== DATA BLOCK ==
-*-
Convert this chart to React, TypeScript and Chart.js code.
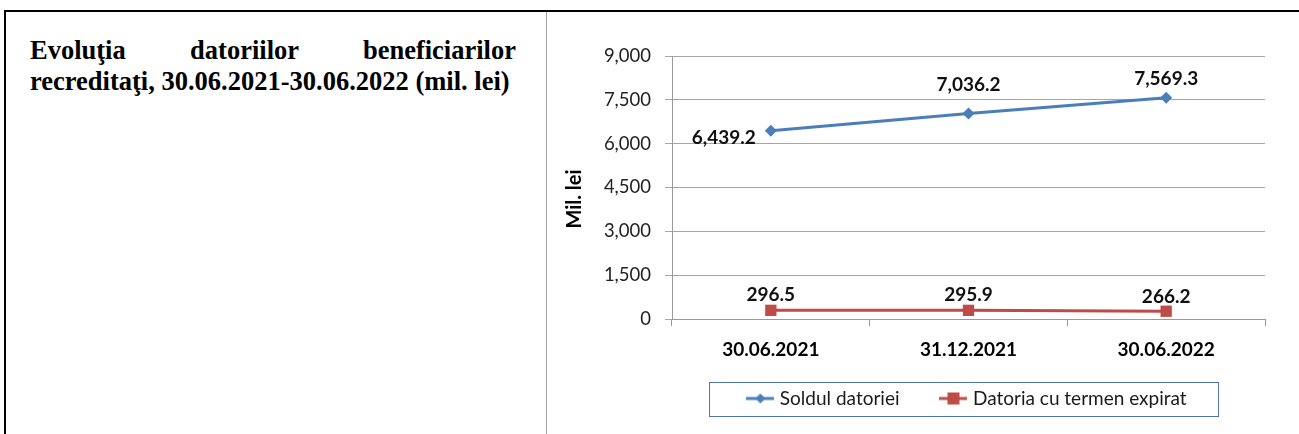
import React, { useEffect, useRef } from 'react';
import { Chart, registerables } from 'chart.js';

Chart.register(...registerables);

const categories = ['30.06.2021', '31.12.2021', '30.06.2022'];
const soldulDatoriei = [6439.2, 7036.2, 7569.3];
const datoriaExpirata = [296.5, 295.9, 266.2];
const yTickValues = [0, 1500, 3000, 4500, 6000, 7500, 9000];
const seriesNames = ['Soldul datoriei', 'Datoria cu termen expirat'];
const yAxisTitle = 'Mil. lei';
const titleLine1 = 'Evoluţia datoriilor beneficiarilor';
const titleLine2 = 'recreditaţi, 30.06.2021-30.06.2022 (mil. lei)';

// label placement offsets (style only)
const labelOffsets = [
  [[-47, 7], [0, -29], [0, -19]],
  [[0, -15], [0, -15], [0, -14]],
];

const BLUE = '#4A7EBB';
const RED = '#BE4B48';
const FONT = 'Lato, "Noto Sans", sans-serif';

function makeLegendSymbol(color: string, kind: 'diamond' | 'square') {
  const c = document.createElement('canvas');
  c.width = 28;
  c.height = 14;
  const ctx = c.getContext('2d')!;
  ctx.strokeStyle = color;
  ctx.lineWidth = 3;
  ctx.beginPath();
  ctx.moveTo(0, 7);
  ctx.lineTo(28, 7);
  ctx.stroke();
  ctx.fillStyle = color;
  if (kind === 'diamond') {
    ctx.beginPath();
    ctx.moveTo(14, 2);
    ctx.lineTo(19, 7);
    ctx.lineTo(14, 12);
    ctx.lineTo(9, 7);
    ctx.closePath();
    ctx.fill();
  } else {
    ctx.fillRect(8, 1, 12, 12);
  }
  return c;
}

const fmt = (v: number) =>
  v.toLocaleString('en-US', { minimumFractionDigits: 1, maximumFractionDigits: 1 });

export default function App() {
  const ref = useRef<HTMLCanvasElement>(null);

  useEffect(() => {
    if (!ref.current) return;
    const symbols = [makeLegendSymbol(BLUE, 'diamond'), makeLegendSymbol(RED, 'square')];

    const dataLabels = {
      id: 'dataLabels',
      afterDatasetsDraw(chart: any) {
        const ctx = chart.ctx;
        ctx.save();
        ctx.font = `bold 19px ${FONT}`;
        ctx.fillStyle = '#111';
        ctx.textAlign = 'center';
        ctx.textBaseline = 'middle';
        chart.data.datasets.forEach((ds: any, di: number) => {
          const meta = chart.getDatasetMeta(di);
          meta.data.forEach((pt: any, i: number) => {
            const [dx, dy] = labelOffsets[di][i];
            ctx.fillText(fmt(ds.data[i]), pt.x + dx, pt.y + dy);
          });
        });
        ctx.restore();
      },
    };

    const extendXAxis = {
      id: 'extendXAxis',
      afterLayout(chart: any) {
        const x = chart.scales.x;
        x.bottom = x.top + 50;
      },
    };

    const legendBox = {
      id: 'legendBox',
      afterDraw(chart: any) {
        const hb = chart.legend?.legendHitBoxes;
        if (!hb || !hb.length) return;
        const first = hb[0];
        const last = hb[hb.length - 1];
        const cy = first.top + first.height / 2;
        const ctx = chart.ctx;
        ctx.save();
        ctx.strokeStyle = '#4F74AE';
        ctx.lineWidth = 1;
        const l = Math.round(first.left - 41) + 0.5;
        const r = Math.round(last.left + last.width + 31) + 0.5;
        const t = Math.round(cy - 17) + 0.5;
        const b = Math.round(cy + 17) + 0.5;
        ctx.strokeRect(l, t, r - l, b - t);
        ctx.restore();
      },
    };

    const yTitle = {
      id: 'yTitle',
      afterDraw(chart: any) {
        const ctx = chart.ctx;
        ctx.save();
        ctx.font = `bold 20px ${FONT}`;
        ctx.fillStyle = '#000';
        ctx.textAlign = 'center';
        ctx.textBaseline = 'middle';
        ctx.translate(28, 187);
        ctx.rotate(-Math.PI / 2);
        ctx.fillText(yAxisTitle, 0, 0);
        ctx.restore();
      },
    };

    const chart = new Chart(ref.current, {
      type: 'line',
      data: {
        labels: categories,
        datasets: [
          {
            label: seriesNames[0],
            data: soldulDatoriei,
            borderColor: BLUE,
            backgroundColor: BLUE,
            borderWidth: 3,
            pointStyle: 'rectRot',
            pointRadius: 6,
            pointBorderWidth: 0,
            tension: 0,
          },
          {
            label: seriesNames[1],
            data: datoriaExpirata,
            borderColor: RED,
            backgroundColor: RED,
            borderWidth: 3,
            pointStyle: 'rect',
            pointRadius: 8,
            pointBorderWidth: 0,
            tension: 0,
          },
        ],
      },
      options: {
        animation: false,
        responsive: false,
        layout: { padding: { left: 0, right: 27, top: 44, bottom: 16 } },
        plugins: {
          tooltip: { enabled: false },
          legend: {
            position: 'bottom',
            fullSize: false,
            labels: {
              usePointStyle: true,
              pointStyleWidth: 20,
              boxHeight: 14,
              padding: 44,
              color: '#1a1a1a',
              font: { family: FONT, size: 19 },
              generateLabels: (ch: any) =>
                ch.data.datasets.map((ds: any, i: number) => ({
                  text: ds.label,
                  pointStyle: symbols[i],
                  fillStyle: ds.backgroundColor,
                  strokeStyle: ds.borderColor,
                  lineWidth: 0,
                  hidden: false,
                  datasetIndex: i,
                  fontColor: '#1a1a1a',
                })),
            },
          },
        },
        scales: {
          x: {
            offset: true,
            afterFit: (s: any) => {
              s.height = 26;
            },
            grid: {
              offset: true,
              drawOnChartArea: false,
              drawTicks: true,
              tickLength: 7,
              color: '#9a9a9a',
            },
            border: { display: true, color: '#9a9a9a' },
            ticks: {
              padding: 12,
              color: '#000',
              font: { family: FONT, size: 19, weight: 'bold' },
            },
          },
          y: {
            min: 0,
            max: 9000,
            afterFit: (s: any) => {
              s.width = 125;
            },
            afterBuildTicks: (s: any) => {
              s.ticks = yTickValues.map((v) => ({ value: v }));
            },
            grid: { color: '#a6a6a6', tickLength: 7, lineWidth: 1 },
            border: { display: true, color: '#9a9a9a' },
            ticks: {
              padding: 14,
              color: '#222',
              font: { family: FONT, size: 18.5 },
              callback: (v: any) => Number(v).toLocaleString('en-US'),
            },
          },
        },
      },
      plugins: [dataLabels, extendXAxis, legendBox, yTitle],
    } as any);

    return () => chart.destroy();
  }, []);

  return (
    <div
      style={{
        position: 'fixed',
        left: 0,
        top: 0,
        width: 1299,
        height: 434,
        background: '#fff',
        overflow: 'hidden',
      }}
    >
      <div style={{ position: 'absolute', left: 4, top: 10, width: 1295, height: 2, background: '#000' }} />
      <div style={{ position: 'absolute', left: 4, top: 10, width: 2, height: 424, background: '#000' }} />
      <div style={{ position: 'absolute', left: 546, top: 12, width: 1, height: 422, background: '#a0a0a0' }} />
      <div
        style={{
          position: 'absolute',
          left: 30,
          top: 35,
          width: 486,
          fontFamily: '"Liberation Serif", "Times New Roman", serif',
          fontWeight: 'bold',
          fontSize: 26.5,
          lineHeight: '31px',
          color: '#000',
        }}
      >
        <div style={{ textAlign: 'justify', textAlignLast: 'justify' }}>{titleLine1}</div>
        <div style={{ whiteSpace: 'nowrap' }}>{titleLine2}</div>
      </div>
      <canvas
        ref={ref}
        width={745}
        height={422}
        style={{ position: 'absolute', left: 547, top: 12, width: 745, height: 422 }}
      />
    </div>
  );
}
-*-
== DO THIS ==
Set the lines above down again, word for word, from the first through the one containing "const titleLine2 = 'recreditaţi, 30.06.2021-30.06.2022"; pictures excluded.

== FINISHED TASK ==
Convert this chart to React, TypeScript and Chart.js code.
import React, { useEffect, useRef } from 'react';
import { Chart, registerables } from 'chart.js';

Chart.register(...registerables);

const categories = ['30.06.2021', '31.12.2021', '30.06.2022'];
const soldulDatoriei = [6439.2, 7036.2, 7569.3];
const datoriaExpirata = [296.5, 295.9, 266.2];
const yTickValues = [0, 1500, 3000, 4500, 6000, 7500, 9000];
const seriesNames = ['Soldul datoriei', 'Datoria cu termen expirat'];
const yAxisTitle = 'Mil. lei';
const titleLine1 = 'Evoluţia datoriilor beneficiarilor';
const titleLine2 = 'recreditaţi, 30.06.2021-30.06.2022 (mil. lei)';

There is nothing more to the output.